When an employee requests a medical leave, employers can rightfully ask for supportive documents from a doctor. But, what happens when the person requests a schedule change for religious reasons? You can't exactly ask for a note from the employee's higher power.
In religious accommodation cases, everyone is operating on good-faith beliefs and honesty. That is, until the employee doesn’t show up to work. Then what? Is the employee exempt from the attendance policy? Is a written absence warning considered an act of retaliation?
One court recently ruled that as long as you properly dot your “i’s” and cross your “t’s," you can discipline employees for not showing up as scheduled ... even if they claim it's for religious reasons.
Case in Point: Najmah Rashas worked as a legal secretary for a Washington, D.C., transit agency (WMATA). She is Muslim and asked for an alternative work schedule that would allow her to leave early on Friday afternoons to attend the weekly Muslim prayer service. Her employer granted the request and rescheduled her to start work earlier and stay later on Mondays through Thursdays to make up for the early-Friday exits.
However, one Thursday, Rashas missed work without giving advance notice (as required under the attendance policy) or possessing available leave.
WMATA sent her a warning letter, noting that her Friday accommodation “conflicts with” the agency's normal alternative schedule and “may impose a burden” on the department. The letter referred to Rashad's unapproved absence from Thursday and urged her to be careful to adhere to her new schedule. If she did not, she would risk discipline for being AWOL, the letter said.
Rashad objected to receiving a written warning and claimed it was intimidating and punitive. So she filed a religious discrimination and retaliation lawsuit against WMATA.
Verdict: The court ruled in favor of WMATA, saying Title VII requires an employer to reasonably accommodate an employee's religion if it can do so without undue hardship. The court noted that WMATA correctly engaged in an "interactive process" with Rashad for several months to agree upon a reasonable accommodation.
The court ruled, “WMATA's messages informed Ms. Rashad that her absences constituted a burden but that it was willing and able to accommodate her religious practices despite the burden.

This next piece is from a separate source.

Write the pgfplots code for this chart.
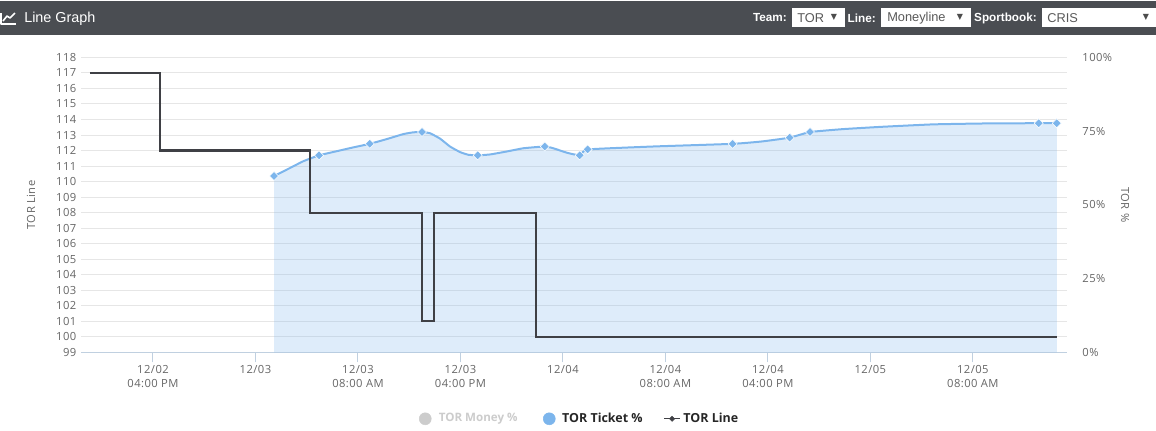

WMATA was well within its rights to consider any burden imposed by an accommodation request and whether the burden rose to the level of an undue hardship.” (Rashad v. Wash. Metro. Area Transit Auth., D.D.C., 5/23/13)
3 Lessons Learned … Without Having To Go To Court
- Engage in the interactive process. The court was satisfied that the employer complied with the law even though it initially denied Rashad's request and then took five to six months to grant it. While the interactive process took a long time, it did, in fact, occur and the employee never disputed it or that she was granted an accommodation.
- Have an attendance policy with teeth. If the employer didn’t have an attendance policy to point to, this situation might indeed smack of discrimination and retaliation. But, a well-drafted policy alerts employees (and the courts) to the “house rules,” regardless of what religion they follow.
- Start with a warning letter. Now, this is key. The court observed that the warning letter "did not come out of the blue” and that “no repercussions would follow from the letter unless Rashad in the future failed to follow those procedures.” This strategy builds a strong record in the event the employee goes AWOL again. And, Lord knows it could happen.